Enfin, le rapport propose un plan d’action opérationnel : intégration des clauses de price adjustment, mise en place de mécanismes d’earn-out, recommandations pour la refinancement, et identification des audits complémentaires à réaliser. Ce volet opérationnel facilite la phase de closing et prépare la mise en œuvre de la stratégie post-acquisition.
Pour maximiser l’efficacité de la due diligence financière et minimiser les risques, plusieurs bonnes pratiques doivent être intégrées dès le démarrage du projet. La proactivité dans la collecte des données et la structuration de l’équipe sont des prérequis indispensables.
Il est essentiel d’anticiper dès le kick-off les documents susceptibles d’être manquants ou peu fiables, en prévoyant des relances régulières et des contrôles de cohérence croisés entre services. La mise en place d’un tableau de suivi des livrables permet de garantir l’exhaustivité et la fiabilité des informations.
Une relecture croisée des travaux par un pool d’experts tiers (peer review) ou un comité de validation interne renforce la solidité méthodologique et limite les biais d’analyse. Cette démarche collective permet également d’homogénéiser les approches et d’anticiper les questions des parties prenantes.
La cohérence entre les volets RSE, juridique et financier est cruciale : par exemple, un litige environnemental identifié dans la due diligence juridique peut nécessiter un ajustement de provision déjà analysé dans le passif financier. Une coordination étroite garantit une vision consolidée des risques.
Enfin, chaque retraitement comptable doit être documenté de manière précise, avec un référentiel des sources et des hypothèses. Cette traçabilité facilite les validations internes, les échanges avec les auditeurs externes et la défense du rapport en cas de discussion avec les contreparties.
Alors que la digitalisation gagne du terrain, les plateformes de due diligence virtuelles se dotent d’outils automatisés d’analyse de bilans et de reconnaissance de clauses contractuelles, optimisant la rapidité et la précision des travaux. L’intelligence artificielle, capable de repérer des anomalies comptables ou des tendances cachées, commence à jouer un rôle disruptif dans la collecte et l’exploitation des données financières.
Sur le plan stratégique, la montée en puissance des critères ESG (environnementaux, sociaux et de gouvernance) impose d’intégrer dès la phase bilan des indicateurs de durabilité et des risques extra-financiers. À l’avenir, la fusion de la due diligence financière et de la due diligence RSE permettra d’élaborer des modèles d’évaluation plus globaux, alignés sur les critères d’investissement responsable.

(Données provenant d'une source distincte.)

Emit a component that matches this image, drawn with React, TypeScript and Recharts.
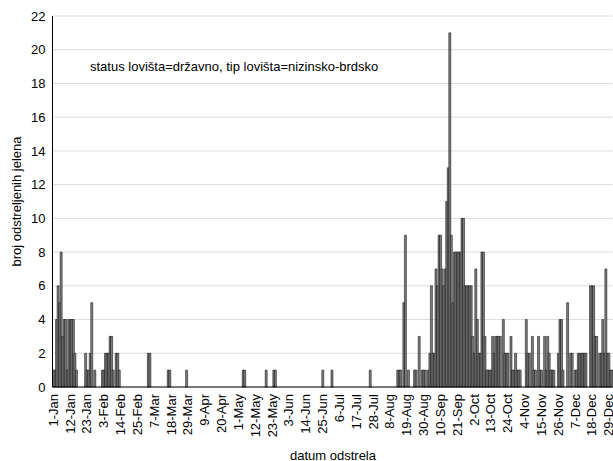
import { Bar, BarChart, CartesianGrid, XAxis, YAxis } from "recharts";

const MONTHS = ["Jan", "Feb", "Mar", "Apr", "May", "Jun", "Jul", "Aug", "Sep", "Oct", "Nov", "Dec"];

// daily counts, leap year (Feb has 29 days)
const jan = [1, 1, 4, 6, 5, 8, 3, 4, 4, 1, 4, 4, 4, 4, 2, 1, 0, 0, 0, 0, 0, 2, 1, 1, 2, 5, 0, 1, 0, 0, 0];
const feb = [0, 1, 1, 2, 2, 2, 3, 3, 1, 0, 2, 2, 1, 0, 0, 0, 0, 0, 0, 0, 0, 0, 0, 0, 0, 0, 0, 0, 0];
const mar = [0, 0, 2, 2, 0, 0, 0, 0, 0, 0, 0, 0, 0, 0, 0, 1, 1, 0, 0, 0, 0, 0, 0, 0, 0, 0, 0, 1, 0, 0, 0];
const apr = [0, 0, 0, 0, 0, 0, 0, 0, 0, 0, 0, 0, 0, 0, 0, 0, 0, 0, 0, 0, 0, 0, 0, 0, 0, 0, 0, 0, 0, 0];
const may = [0, 0, 0, 1, 1, 0, 0, 0, 0, 0, 0, 0, 0, 0, 0, 0, 0, 0, 1, 0, 0, 0, 0, 1, 1, 0, 0, 0, 0, 0, 0];
const jun = [0, 0, 0, 0, 0, 0, 0, 0, 0, 0, 0, 0, 0, 0, 0, 0, 0, 0, 0, 0, 0, 0, 0, 0, 1, 0, 0, 0, 0, 0];
const jul = [1, 0, 0, 0, 0, 0, 0, 0, 0, 0, 0, 0, 0, 0, 0, 0, 0, 0, 0, 0, 0, 0, 0, 0, 0, 1, 0, 0, 0, 0, 0];
const aug = [0, 0, 0, 0, 0, 0, 0, 0, 0, 0, 0, 0, 1, 1, 1, 0, 5, 9, 0, 1, 0, 0, 0, 1, 1, 0, 3, 0, 1, 1, 1];
const sep = [0, 1, 2, 6, 2, 2, 7, 6, 9, 9, 7, 6, 7, 11, 13, 21, 9, 5, 8, 8, 8, 8, 8, 10, 10, 6, 6, 6, 6, 6];
const oct = [3, 2, 7, 4, 2, 2, 8, 8, 3, 1, 1, 1, 1, 3, 2, 3, 3, 3, 3, 0, 4, 2, 2, 2, 0, 3, 1, 1, 2, 1, 1];
const nov = [1, 0, 0, 0, 4, 2, 2, 0, 3, 1, 1, 0, 3, 1, 1, 0, 3, 1, 3, 2, 1, 1, 1, 0, 0, 2, 4, 4, 1, 0];
const dec = [0, 5, 0, 2, 2, 0, 1, 1, 2, 2, 2, 2, 2, 2, 0, 0, 6, 6, 6, 3, 3, 0, 2, 2, 4, 2, 7, 2, 2, 1, 1];

const monthCounts = [jan, feb, mar, apr, may, jun, jul, aug, sep, oct, nov, dec];

const yTicks = [0, 2, 4, 6, 8, 10, 12, 14, 16, 18, 20, 22];
// minor frame ticks every 15 days (top and bottom)
const frameTicks = [15, 30, 45, 60, 75, 90, 105, 120, 135, 150, 165, 180, 195, 210, 225, 240, 255, 270, 285, 300, 315, 330, 345, 360];

const data = monthCounts.flatMap((arr, m) =>
  arr.map((count, d) => ({ label: `${d + 1}-${MONTHS[m]}`, count })),
).map((row, i) => ({ ...row, pos: i + 0.5 }));

const FONT = "'Liberation Sans', Arial, sans-serif";

const DateTick = (props: any) => {
  const { x, y, payload } = props;
  return (
    <g transform={`translate(${x},${y})`}>
      <text
        transform="rotate(-90)"
        x={-5}
        y={0}
        textAnchor="end"
        dominantBaseline="central"
        fontSize={13}
        fontFamily={FONT}
        fill="#000"
      >
        {payload.value}
      </text>
    </g>
  );
};

export default function App() {
  return (
    <div style={{ position: "absolute", left: 0, top: 0, width: 613, height: 461, background: "#fff" }}>
      <BarChart
        width={613}
        height={461}
        data={data}
        margin={{ top: 16, right: 0.5, bottom: 0, left: 0 }}
        barCategoryGap={0}
        barGap={0}
      >
        <CartesianGrid vertical={false} stroke="#dcdcdc" yAxisId="left" />
        <XAxis
          xAxisId="bottomTicks"
          type="number"
          dataKey="pos"
          domain={[0, 366]}
          ticks={frameTicks}
          orientation="bottom"
          mirror
          height={0}
          axisLine={false}
          tickSize={4}
          tickLine={{ stroke: "#000" }}
          tickFormatter={() => ""}
        />
        <XAxis
          dataKey="label"
          interval={10}
          height={74}
          axisLine={{ stroke: "#000" }}
          tickLine={false}
          tickSize={0}
          tick={<DateTick />}
          label={{
            content: () => (
              <text x={333} y={455} textAnchor="middle" dominantBaseline="central" fontSize={13} fontFamily={FONT} fill="#000">
                datum odstrela
              </text>
            ),
          }}
        />
        <XAxis
          xAxisId="topTicks"
          type="number"
          dataKey="pos"
          domain={[0, 366]}
          ticks={frameTicks}
          orientation="top"
          mirror
          height={0}
          axisLine={{ stroke: "#000" }}
          tickSize={4}
          tickLine={{ stroke: "#000" }}
          tickFormatter={() => ""}
        />
        <YAxis
          yAxisId="left"
          domain={[0, 22]}
          ticks={yTicks}
          width={52.5}
          axisLine={{ stroke: "#000" }}
          tickLine={false}
          tickSize={0}
          tickMargin={7}
          tick={{ fontSize: 13, fontFamily: FONT, fill: "#000" }}
          label={{
            content: () => (
              <text
                x={16.7}
                y={201.5}
                transform="rotate(-90 16.7 201.5)"
                textAnchor="middle"
                dominantBaseline="central"
                fontSize={13}
                fontFamily={FONT}
                fill="#000"
              >
                broj odstreljenih jelena
              </text>
            ),
          }}
        />
        <YAxis
          yAxisId="right"
          orientation="right"
          domain={[0, 22]}
          ticks={yTicks}
          width={0}
          mirror
          axisLine={{ stroke: "#000" }}
          tickSize={4}
          tickLine={{ stroke: "#000" }}
          tickFormatter={() => ""}
        />
        <Bar
          dataKey="count"
          yAxisId="left"
          fill="#7f7f7f"
          stroke="#000"
          strokeWidth={0.5}
          isAnimationActive={false}
        />
      </BarChart>
      <div
        style={{
          position: "absolute",
          left: 90,
          top: 59,
          fontFamily: FONT,
          fontSize: 13,
          lineHeight: "16px",
          color: "#000",
          whiteSpace: "nowrap",
        }}
      >
        status lovišta=državno, tip lovišta=nizinsko-brdsko
      </div>
    </div>
  );
}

Pour les professionnels du droit et de la finance, ces évolutions offrent des opportunités d’enrichir leurs méthodologies, d’améliorer la réactivité des processus et d’apporter une valeur ajoutée toujours plus forte aux opérations de M&A. En combinant rigueur comptable, expertise sectorielle et innovations technologiques, la due diligence financière devient un levier essentiel de création de valeur et de sécurisation des transactions.